* begin *
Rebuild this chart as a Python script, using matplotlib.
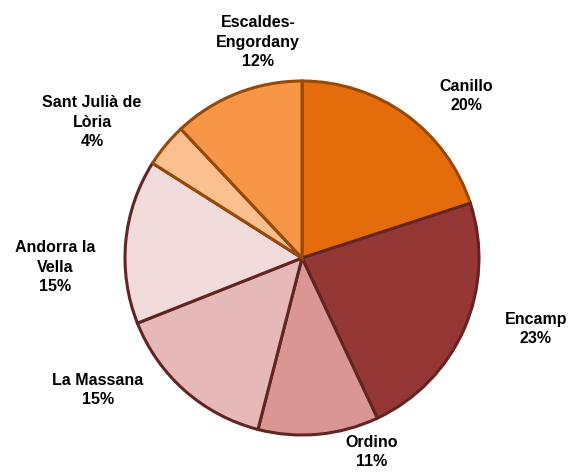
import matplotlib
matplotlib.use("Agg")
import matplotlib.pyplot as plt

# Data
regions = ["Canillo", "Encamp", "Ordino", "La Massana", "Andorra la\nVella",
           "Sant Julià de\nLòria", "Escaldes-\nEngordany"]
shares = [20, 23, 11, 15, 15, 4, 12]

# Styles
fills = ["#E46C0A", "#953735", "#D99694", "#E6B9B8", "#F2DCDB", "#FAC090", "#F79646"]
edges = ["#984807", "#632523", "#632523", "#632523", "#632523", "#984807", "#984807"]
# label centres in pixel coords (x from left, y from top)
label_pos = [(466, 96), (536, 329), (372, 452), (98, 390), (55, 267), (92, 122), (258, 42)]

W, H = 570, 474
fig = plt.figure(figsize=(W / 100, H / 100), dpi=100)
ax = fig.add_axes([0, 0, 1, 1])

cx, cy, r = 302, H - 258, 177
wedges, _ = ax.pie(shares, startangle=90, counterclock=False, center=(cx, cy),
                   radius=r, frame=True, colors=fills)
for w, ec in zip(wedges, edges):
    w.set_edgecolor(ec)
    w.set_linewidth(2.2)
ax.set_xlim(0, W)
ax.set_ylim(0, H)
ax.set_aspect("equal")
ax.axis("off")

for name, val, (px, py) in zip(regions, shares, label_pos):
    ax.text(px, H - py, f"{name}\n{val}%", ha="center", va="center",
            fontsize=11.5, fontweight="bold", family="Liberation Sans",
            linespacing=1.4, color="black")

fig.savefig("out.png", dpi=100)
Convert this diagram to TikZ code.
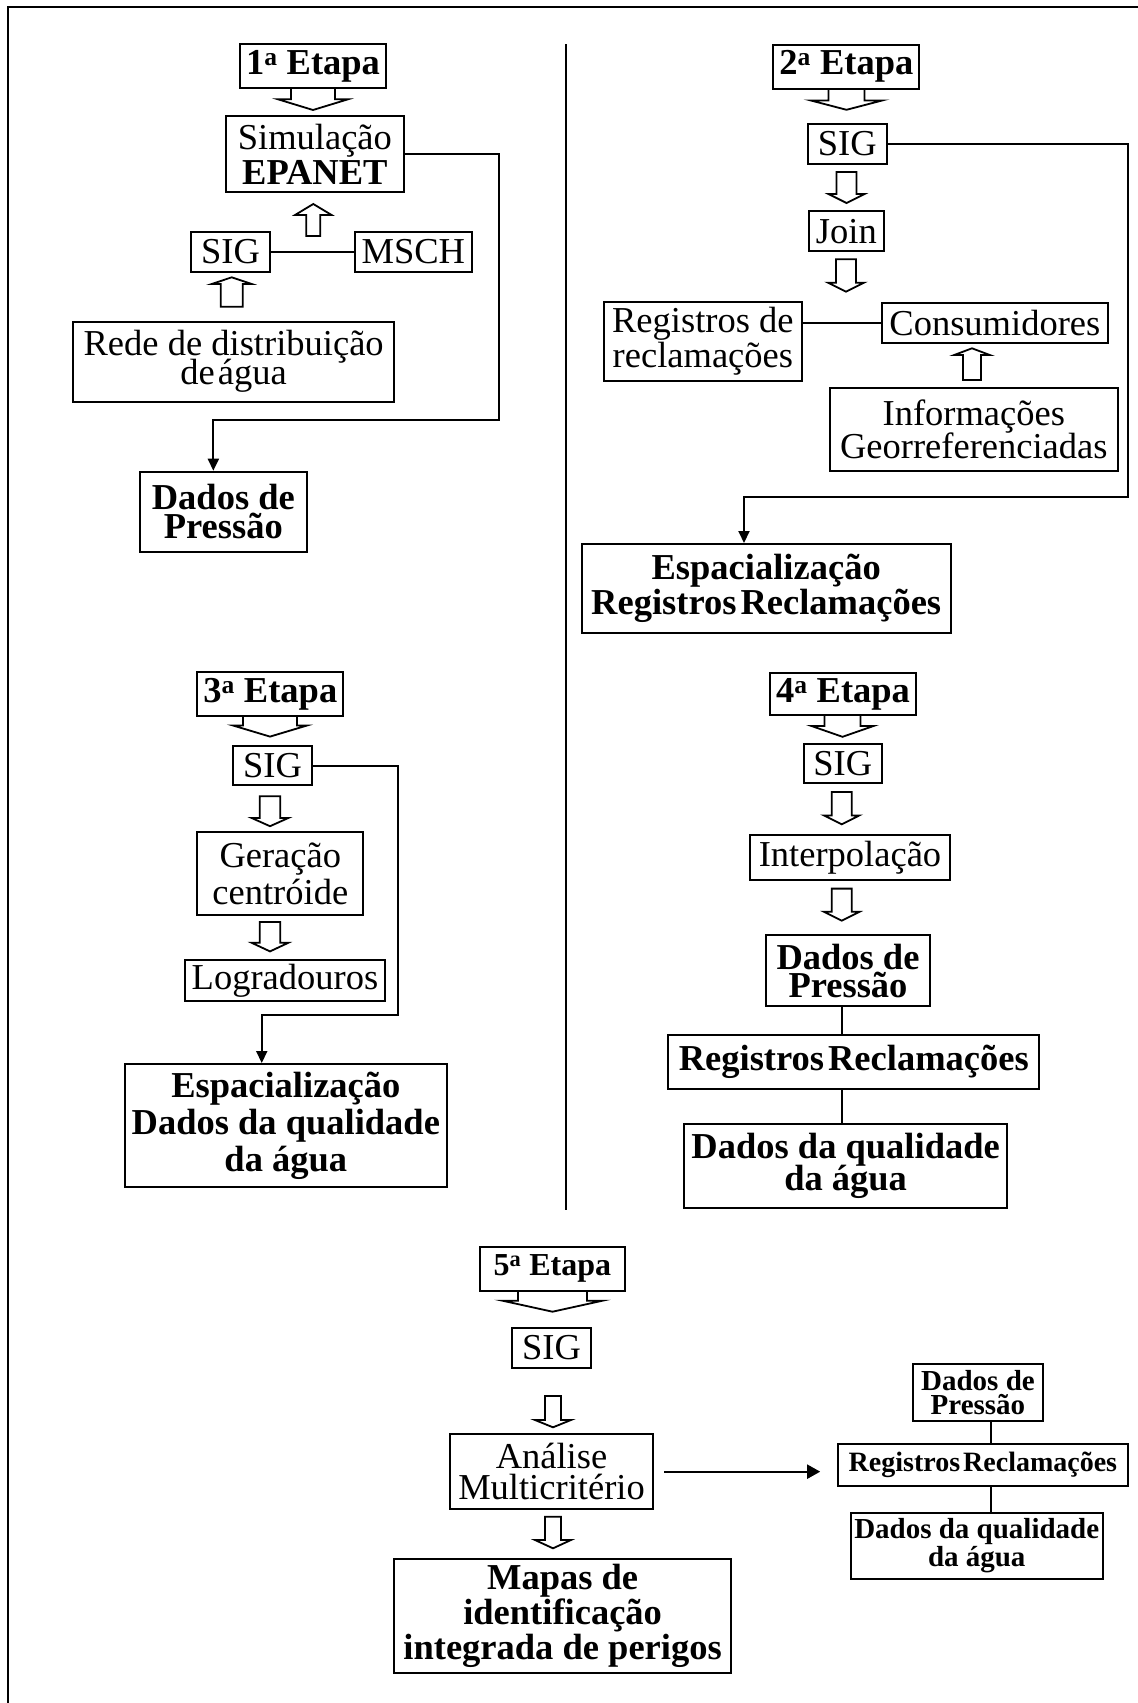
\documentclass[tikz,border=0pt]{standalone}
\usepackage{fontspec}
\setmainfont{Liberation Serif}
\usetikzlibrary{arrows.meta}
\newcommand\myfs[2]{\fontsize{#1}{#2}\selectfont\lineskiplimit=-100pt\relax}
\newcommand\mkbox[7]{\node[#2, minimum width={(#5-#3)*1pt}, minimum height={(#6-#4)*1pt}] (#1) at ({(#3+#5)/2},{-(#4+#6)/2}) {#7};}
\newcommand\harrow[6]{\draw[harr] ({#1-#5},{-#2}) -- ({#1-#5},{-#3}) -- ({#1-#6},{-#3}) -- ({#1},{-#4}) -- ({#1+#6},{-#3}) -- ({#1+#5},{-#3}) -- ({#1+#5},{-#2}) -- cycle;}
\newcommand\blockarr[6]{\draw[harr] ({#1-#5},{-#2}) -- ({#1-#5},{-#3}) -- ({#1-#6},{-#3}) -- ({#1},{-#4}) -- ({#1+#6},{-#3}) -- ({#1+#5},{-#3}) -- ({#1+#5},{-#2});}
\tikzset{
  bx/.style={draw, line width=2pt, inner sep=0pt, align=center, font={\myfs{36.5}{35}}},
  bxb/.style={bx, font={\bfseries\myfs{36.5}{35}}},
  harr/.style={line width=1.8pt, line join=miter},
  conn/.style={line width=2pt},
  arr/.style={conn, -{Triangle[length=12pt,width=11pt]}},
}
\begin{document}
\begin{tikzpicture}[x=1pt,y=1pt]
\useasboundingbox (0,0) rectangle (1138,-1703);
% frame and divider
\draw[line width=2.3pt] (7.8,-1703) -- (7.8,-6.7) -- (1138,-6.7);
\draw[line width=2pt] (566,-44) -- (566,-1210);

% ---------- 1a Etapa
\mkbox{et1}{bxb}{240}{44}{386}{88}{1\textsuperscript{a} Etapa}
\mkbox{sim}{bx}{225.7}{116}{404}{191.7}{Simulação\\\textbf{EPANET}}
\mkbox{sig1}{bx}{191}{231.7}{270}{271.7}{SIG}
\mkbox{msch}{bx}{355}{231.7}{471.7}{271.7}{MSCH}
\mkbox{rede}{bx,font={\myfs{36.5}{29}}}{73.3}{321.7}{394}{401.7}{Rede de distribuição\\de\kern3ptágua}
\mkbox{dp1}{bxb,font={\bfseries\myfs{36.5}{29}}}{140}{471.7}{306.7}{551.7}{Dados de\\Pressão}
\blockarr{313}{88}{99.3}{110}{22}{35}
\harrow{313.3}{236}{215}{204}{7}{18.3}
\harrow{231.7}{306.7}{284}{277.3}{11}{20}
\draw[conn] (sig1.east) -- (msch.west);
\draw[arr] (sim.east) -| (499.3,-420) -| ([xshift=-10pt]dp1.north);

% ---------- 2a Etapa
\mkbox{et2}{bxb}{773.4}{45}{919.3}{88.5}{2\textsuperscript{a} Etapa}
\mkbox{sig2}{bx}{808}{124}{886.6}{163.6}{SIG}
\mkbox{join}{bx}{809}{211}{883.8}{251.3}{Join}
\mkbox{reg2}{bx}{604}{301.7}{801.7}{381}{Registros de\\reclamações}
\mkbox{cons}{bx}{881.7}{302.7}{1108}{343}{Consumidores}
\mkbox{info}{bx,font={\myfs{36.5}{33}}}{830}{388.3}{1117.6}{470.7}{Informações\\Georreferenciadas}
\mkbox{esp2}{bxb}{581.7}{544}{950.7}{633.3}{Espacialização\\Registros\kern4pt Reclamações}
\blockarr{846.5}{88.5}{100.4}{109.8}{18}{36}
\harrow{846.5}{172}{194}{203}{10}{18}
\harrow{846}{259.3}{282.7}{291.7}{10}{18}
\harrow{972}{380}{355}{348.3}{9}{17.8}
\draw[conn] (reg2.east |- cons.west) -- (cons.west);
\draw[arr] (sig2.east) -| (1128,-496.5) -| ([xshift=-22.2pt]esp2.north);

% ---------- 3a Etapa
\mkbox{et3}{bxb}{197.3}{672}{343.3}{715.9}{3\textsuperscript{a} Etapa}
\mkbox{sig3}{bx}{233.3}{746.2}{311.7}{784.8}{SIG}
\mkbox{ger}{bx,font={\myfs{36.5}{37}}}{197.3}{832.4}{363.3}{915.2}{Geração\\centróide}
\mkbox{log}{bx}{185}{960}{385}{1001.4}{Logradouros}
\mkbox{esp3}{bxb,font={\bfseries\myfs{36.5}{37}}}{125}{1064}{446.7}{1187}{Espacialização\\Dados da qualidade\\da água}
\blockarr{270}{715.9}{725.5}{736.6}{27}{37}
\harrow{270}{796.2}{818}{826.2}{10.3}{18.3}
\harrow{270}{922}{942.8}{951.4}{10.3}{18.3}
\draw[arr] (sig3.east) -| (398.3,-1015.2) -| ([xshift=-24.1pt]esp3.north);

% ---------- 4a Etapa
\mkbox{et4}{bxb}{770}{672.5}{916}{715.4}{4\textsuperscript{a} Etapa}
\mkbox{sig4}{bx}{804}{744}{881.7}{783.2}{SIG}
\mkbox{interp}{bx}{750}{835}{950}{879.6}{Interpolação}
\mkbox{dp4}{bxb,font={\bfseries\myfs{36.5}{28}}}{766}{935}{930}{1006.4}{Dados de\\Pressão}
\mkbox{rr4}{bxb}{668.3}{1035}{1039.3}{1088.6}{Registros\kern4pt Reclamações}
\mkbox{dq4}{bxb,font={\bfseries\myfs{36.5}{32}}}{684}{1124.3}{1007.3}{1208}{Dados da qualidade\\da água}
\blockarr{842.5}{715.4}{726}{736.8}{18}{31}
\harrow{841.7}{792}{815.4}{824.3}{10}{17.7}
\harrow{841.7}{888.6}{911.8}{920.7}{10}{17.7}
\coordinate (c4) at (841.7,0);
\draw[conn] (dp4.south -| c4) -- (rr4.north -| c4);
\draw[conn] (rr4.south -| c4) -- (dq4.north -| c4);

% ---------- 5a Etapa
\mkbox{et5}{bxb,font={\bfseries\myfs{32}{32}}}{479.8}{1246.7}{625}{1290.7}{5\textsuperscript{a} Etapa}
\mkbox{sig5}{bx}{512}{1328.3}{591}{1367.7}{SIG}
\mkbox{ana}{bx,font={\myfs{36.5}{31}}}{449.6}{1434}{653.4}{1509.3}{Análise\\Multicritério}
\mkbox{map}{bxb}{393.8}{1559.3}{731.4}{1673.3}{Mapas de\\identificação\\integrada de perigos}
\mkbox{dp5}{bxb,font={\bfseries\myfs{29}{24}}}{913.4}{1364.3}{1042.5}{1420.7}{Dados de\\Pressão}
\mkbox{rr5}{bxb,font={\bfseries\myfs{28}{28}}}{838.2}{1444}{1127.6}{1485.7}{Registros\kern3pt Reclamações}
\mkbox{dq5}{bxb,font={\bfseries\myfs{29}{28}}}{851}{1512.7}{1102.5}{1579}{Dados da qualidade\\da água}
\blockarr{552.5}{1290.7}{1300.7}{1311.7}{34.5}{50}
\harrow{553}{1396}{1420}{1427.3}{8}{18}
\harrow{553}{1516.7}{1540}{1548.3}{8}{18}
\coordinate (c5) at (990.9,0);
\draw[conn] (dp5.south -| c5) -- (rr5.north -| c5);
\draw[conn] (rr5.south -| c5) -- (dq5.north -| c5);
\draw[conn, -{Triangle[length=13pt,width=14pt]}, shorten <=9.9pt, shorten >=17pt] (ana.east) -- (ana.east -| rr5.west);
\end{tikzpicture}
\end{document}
* end *
▸ What this task involves: Leave out the pictures and repeat exactly the lines from the start of the material through the line that contains "shares = [20, 23, 11, 15, 15, 4, 12]", both included.

▸ Answer for this exercise:
Rebuild this chart as a Python script, using matplotlib.
import matplotlib
matplotlib.use("Agg")
import matplotlib.pyplot as plt

# Data
regions = ["Canillo", "Encamp", "Ordino", "La Massana", "Andorra la\nVella",
           "Sant Julià de\nLòria", "Escaldes-\nEngordany"]
shares = [20, 23, 11, 15, 15, 4, 12]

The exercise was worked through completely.